A senior Bush administration counterterrorism official said Tuesday that an analysis of public statements by al Qaeda in the past year shows that nearly half the verbiage is devoted to justifying the group’s legitimacy.

The terrorist group seems to be adopting a more defensive tone in its public pronouncements, indicating that its leaders may be concerned that criticism from former allies and the increasing civilian death toll from attacks are undermining support.

Al Qaeda senior leaders this year “have devoted nearly half their airtime to defending the group’s legitimacy,” said senior U.S. intelligence official Ted Gistaro. “This defensive tone continues a trend observed since at least last summer and reflects concern over allegations by militant leaders and religious scholars that al Qaeda and its affiliates have violated the Islamic laws of war, particularly in Iraq and North Africa.”

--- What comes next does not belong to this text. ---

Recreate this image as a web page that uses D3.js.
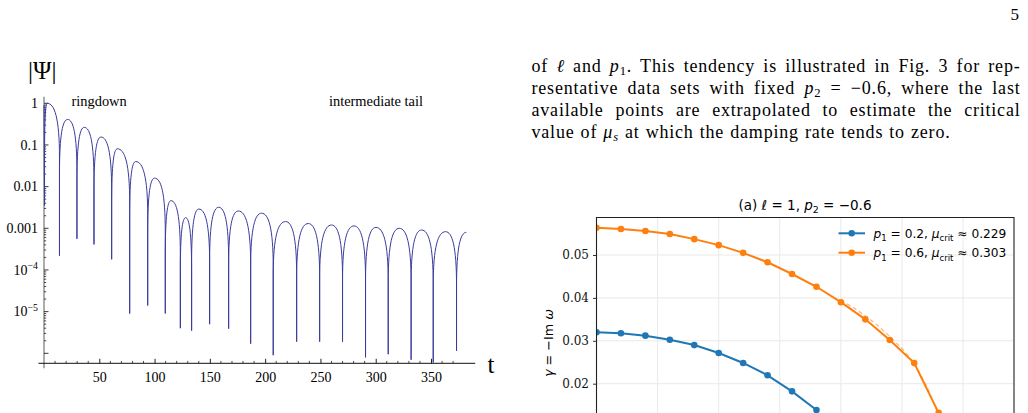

Mr. Gistaro, the national intelligence officer for transnational threats and the top U.S. intelligence analyst on terrorist groups, spoke at a briefing organized by the Washington Institute for Near East Policy and gave an assessment of U.S. progress in its fight against al Qaeda since the Sept. 11 terrorist attacks.

Mr. Gistaro said al Qaeda had “maintained or strengthened key elements of its capability to attack the United States in the past year,” mainly because of safe haven in the lawless tribal areas of Pakistan, where the group “now has many of the operational and organizational advantages it once enjoyed across the border in [Taliban-controlled] Afghanistan, albeit on a smaller and less secure scale.”

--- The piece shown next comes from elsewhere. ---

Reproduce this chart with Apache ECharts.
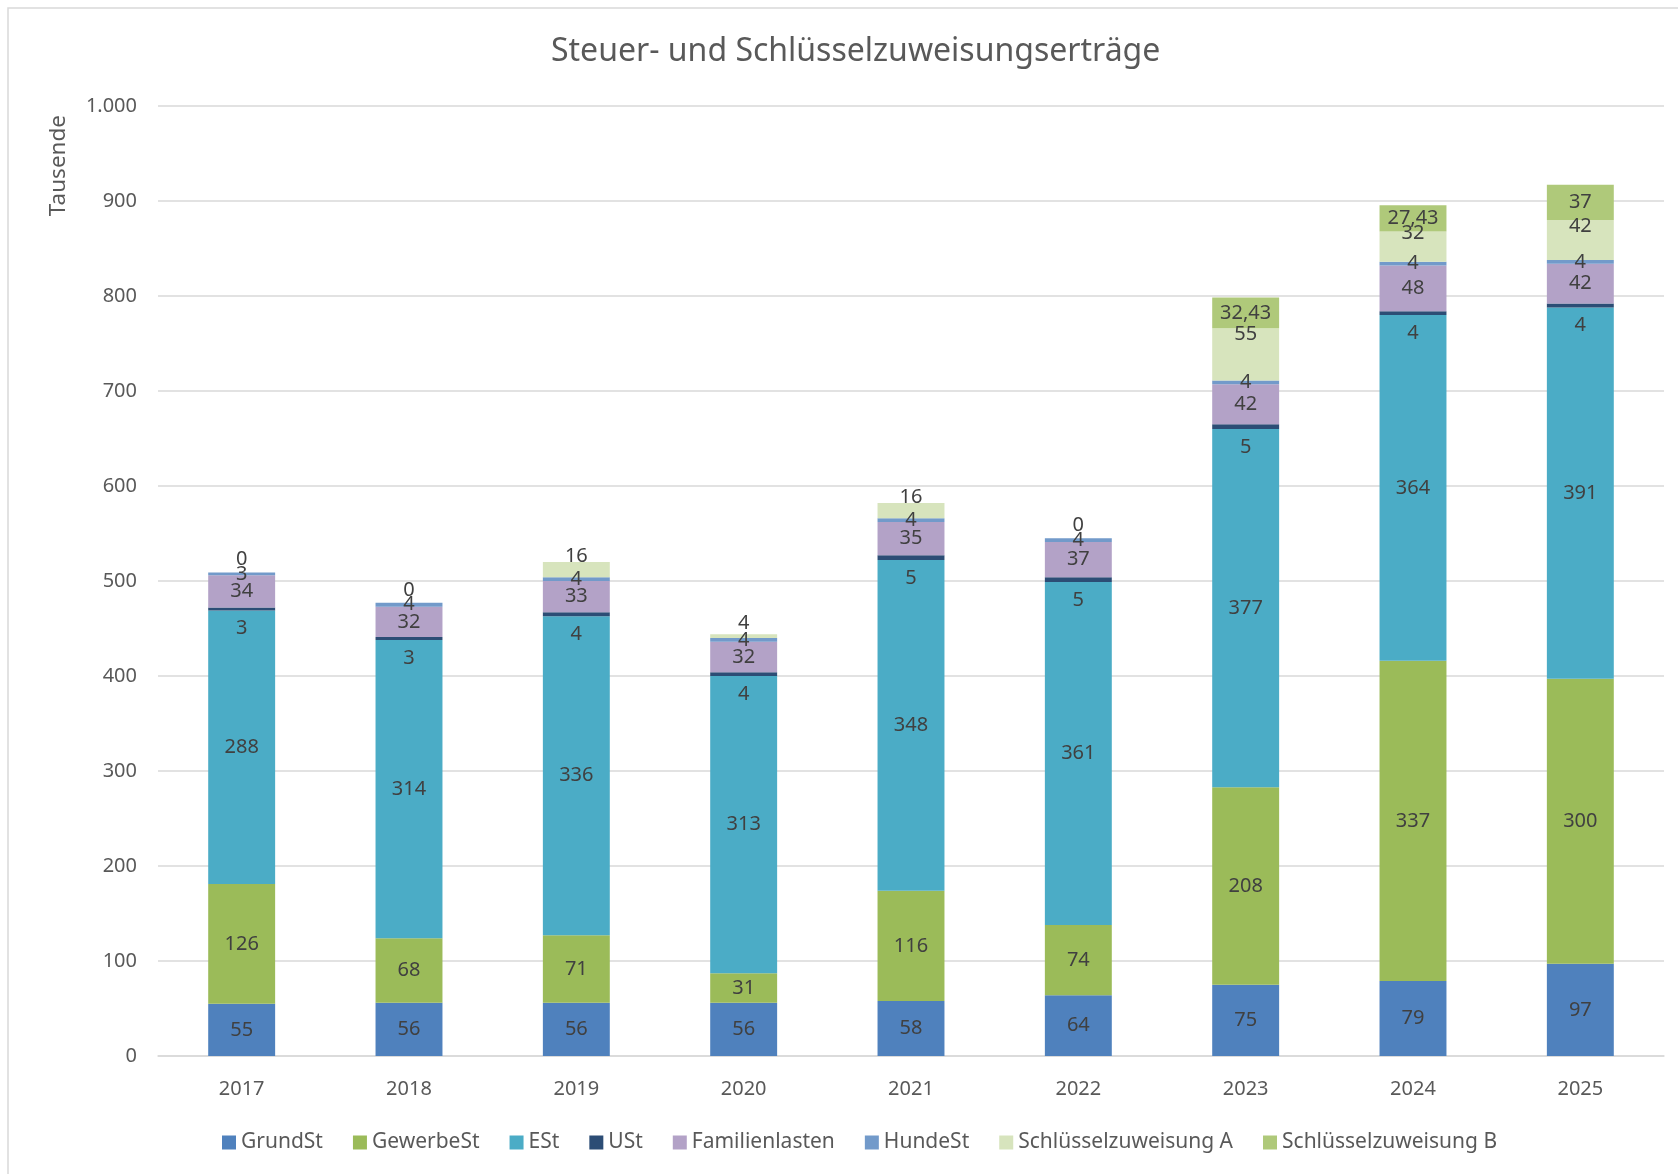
<!DOCTYPE html>
<html>
<head>
<meta charset="utf-8">
<script src="https://cdn.jsdelivr.net/npm/echarts@6/dist/echarts.min.js"></script>
<style>
  html, body { margin: 0; padding: 0; background: #fff; }
  #main { width: 1678px; height: 1174px; }
</style>
</head>
<body>
<div id="main"></div>
<script>
// Jahre und Werte (in Tausend)
var years = ['2017', '2018', '2019', '2020', '2021', '2022', '2023', '2024', '2025'];
var grundSt = [55, 56, 56, 56, 58, 64, 75, 79, 97];
var gewerbeSt = [126, 68, 71, 31, 116, 74, 208, 337, 300];
var eSt = [288, 314, 336, 313, 348, 361, 377, 364, 391];
var uSt = [3, 3, 4, 4, 5, 5, 5, 4, 4];
var familienlasten = [34, 32, 33, 32, 35, 37, 42, 48, 42];
var hundeSt = [3, 4, 4, 4, 4, 4, 4, 4, 4];
var schluesselA = [0, 0, 16, 4, 16, 0, 55, 32, 42];
var schluesselB = [null, null, null, null, null, null, 32.43, 27.43, 37];
var yTicks = [0, 100, 200, 300, 400, 500, 600, 700, 800, 900, 1000];

var FONT = '"Noto Sans", sans-serif';

function fmtDe(v) {
    var s = String(v).replace('.', ',');
    return s;
}

function thousands(v) {
    return String(v).replace(/\B(?=(\d{3})+(?!\d))/g, '.');
}

var labelBase = {
    show: true,
    color: '#404040',
    fontSize: 20,
    fontFamily: FONT,
    formatter: function (p) { return fmtDe(p.value); }
};

function bar(name, color, data, label) {
    return {
        name: name,
        type: 'bar',
        stack: 'total',
        barWidth: '40%',
        itemStyle: { color: color },
        label: Object.assign({}, labelBase, label || { position: 'inside' }),
        data: data
    };
}

// Schlüsselzuweisung A: Beschriftung am oberen Ende, kleine Werte darüber
var schlAData = schluesselA.map(function (v) {
    return {
        value: v,
        label: { position: 'top', distance: Math.max(-16, 3 - 0.47 * v) }
    };
});

var chart = echarts.init(document.getElementById('main'));
var option = {
    animation: false,
    backgroundColor: '#fff',
    textStyle: { fontFamily: FONT },
    title: {
        text: 'Steuer- und Schlüsselzuweisungserträge',
        left: 546,
        top: 31,
        textStyle: { fontSize: 32, fontWeight: 'normal', color: '#595959', fontFamily: FONT }
    },
    graphic: [
        {
            type: 'rect',
            shape: { x: 8, y: 8, width: 1720, height: 1220 },
            style: { fill: 'none', stroke: '#d9d9d9', lineWidth: 1.5 },
            silent: true
        },
        {
            type: 'text',
            left: 47,
            top: 115,
            rotation: Math.PI / 2,
            style: { text: 'Tausende', fontSize: 22.5, fill: '#595959', fontFamily: FONT }
        }
    ],
    legend: {
        bottom: 16,
        left: 217,
        icon: 'rect',
        itemWidth: 14,
        itemHeight: 14,
        itemGap: 30,
        textStyle: { fontSize: 21, color: '#595959', fontFamily: FONT }
    },
    grid: { left: 158, right: 14, top: 106, bottom: 118 },
    xAxis: {
        type: 'category',
        data: years,
        axisLine: { lineStyle: { color: '#d9d9d9', width: 1.5 } },
        axisTick: { show: false },
        axisLabel: { fontSize: 20, color: '#595959', margin: 23, fontFamily: FONT }
    },
    yAxis: {
        type: 'value',
        min: yTicks[0],
        max: yTicks[yTicks.length - 1],
        interval: yTicks[1] - yTicks[0],
        axisLine: { show: false },
        axisTick: { show: false },
        splitLine: { lineStyle: { color: '#d9d9d9', width: 1.5 } },
        axisLabel: {
            fontSize: 20, color: '#595959', margin: 21, fontFamily: FONT,
            formatter: function (v) { return thousands(v); }
        }
    },
    series: [
        bar('GrundSt', '#4f81bd', grundSt),
        bar('GewerbeSt', '#9bbb59', gewerbeSt),
        bar('ESt', '#4bacc6', eSt),
        bar('USt', '#2c4d75', uSt, { position: 'bottom', distance: 8 }),
        bar('Familienlasten', '#b3a2c7', familienlasten),
        bar('HundeSt', '#729aca', hundeSt),
        bar('Schlüsselzuweisung A', '#d7e4bd', schlAData, { position: 'top' }),
        bar('Schlüsselzuweisung B', '#afc97a', schluesselB)
    ]
};
chart.setOption(option);
</script>
</body>
</html>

Despite its continuing operational capabilities, the group had been hurt on the ideological front, he said.

Al Qaeda “has suffered several setbacks among its key constituents,” including the fact that its “brutal attacks against Muslim civilians are tarnishing its image among both mainstream and extremist” Muslims.

Mr. Gistaro highlighted criticism of al Qaeda from former allies such as Egyptian extremist leader Sayyed Imam al-Sharif, better known as Dr. Fadl, and from other Islamic hard-liners, such as Saudi cleric Sheik Salman al-Oadah.

Analysts cautioned, however, that it was important not to make too much of these ideological divisions.

“It is a positive development,” Stephen Ulph, an analyst with the Jamestown Foundation, told United Press International, “but al Qaeda was born in controversy, in a pamphlet war [with other extremists], if you will. … They have had to defend their position and argue their case since the very beginning. … They’re used to it.

“There is a bit more flak headed their way, but they are hardly on the run.”

Other analysts added that it was hard to tell what the impact of these critiques would be on al Qaeda’s members and supporters.

“We don’t know what effect this is having on recruitment,” said Michael Jacobson of the Washington Institute, who wrote a brief study of de-radicalization among terrorists earlier this year. “The reality is that counterterrorism authorities do not have a full grasp on what type of impact these kinds of pronouncements will have.”

Sheik al-Oadah was one of the first religious leaders to preach against the presence of U.S. forces in the desert kingdom back in the early 1990s and was an early inspiration for al Qaeda leader Osama bin Laden. In an open letter to bin Laden last September, the cleric accused him of having the blood on his hands of “at least hundreds of thousands of innocent people, if not millions.”

“Are you happy to meet Allah with this heavy burden on your shoulders?” he said.